Kedua, pemberitaan sensasional dapat merusak reputasi seseorang, salah satu cara langsung di mana pemberitaan sensasional merusak reputasi adalah melalui penyebaran informasi palsu atau hoaks. Ketika berita yang tidak benar menyebar, reputasi individu dapat ternoda dalam waktu singkat. Misalnya, jika seseorang dituduh melakukan tindakan tidak pantas melalui berita sensasional, meskipun tuduhan tersebut tidak berdasar, dampak negatifnya bisa sangat besar. Orang-orang mungkin mulai menjauhi individu tersebut tanpa memeriksa kebenaran informasi yang beredar..
Ketiga, pemberitaan sensasional dapat memicu perdebatan yang tidak sehat di ruang publik. Media memiliki kekuatan untuk membentuk opini publik, dan ketika pemberitaan bersifat sensasional, hal ini sering kali menggiring masyarakat pada pemahaman yang salah. Judul-judul berita yang bombastis dan provokatif dapat menarik perhatian tetapi juga menimbulkan stigma dan prasangka terhadap individu atau kelompok tertentu. Misalnya, penggunaan kata-kata negatif dalam judul berita dapat memperkuat karakteristik berita dan memicu reaksi emosional yang tidak sehat di kalangan pembaca.

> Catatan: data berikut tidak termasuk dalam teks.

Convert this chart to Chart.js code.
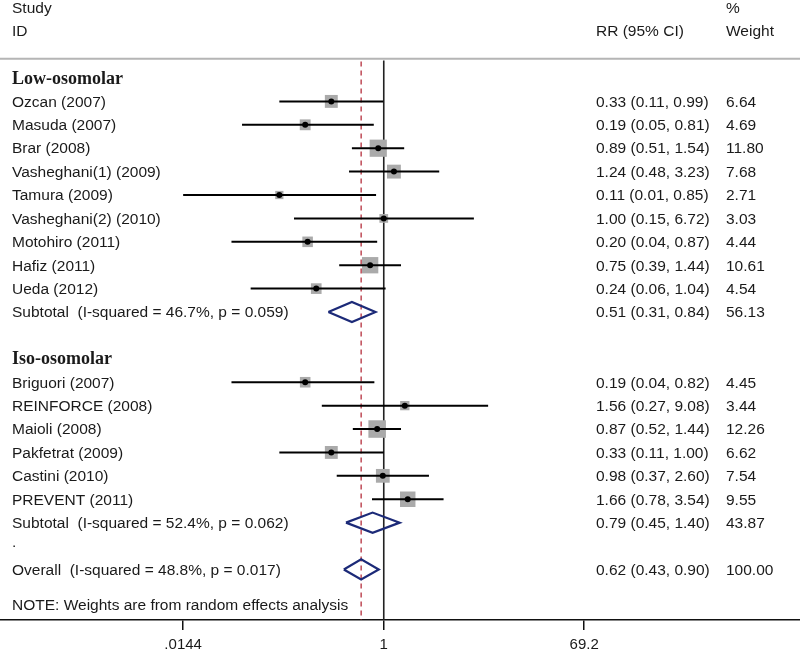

Fenomena ini sejalan dengan teori imitasi atau social learning theory. Teori ini menyatakan bahwa manusia cenderung meniru perilaku orang lain, terutama orang-orang yang mereka idolakan. Secara tidak langsung, ketika masyarakat sering terpapar pada berita sensasional, mereka cenderung mengimitasi perilaku tersebut. Hal ini tentu saja dapat berdampak negatif
Dalam konteks ini, penting bagi pengelola akun media dan redaksi berita memiliki tanggung jawab besar dalam memberikan informasi kepada publik. Mereka perlu menerapkan etika jurnalistik dan memastikan bahwa konten yang disajikan tidak hanya menarik tetapi juga bermanfaat bagi masyarakat. Dengan meningkatkan kualitas konten dan mengedukasi pembaca tentang pentingnya memilih informasi dengan bijak, kita dapat bersama-sama menciptakan lingkungan media yang lebih sehat dan informatif.
Masyarakat cerdas adalah kunci untuk memilih berita yang berkualitas dan mendukung keberadaan media sebagai sumber informasi yang kredibel. Dalam dunia di mana informasi mudah didapatkan,namun sulit dipastikan kebenarannya. Keterampilan literasi media menjadi sangat penting bagi setiap individu. Dengan demikian, kita semua dapat memiliki peran dalam menciptakan ekosistem informasi yang positif dan mendidik bagi generasi mendatang.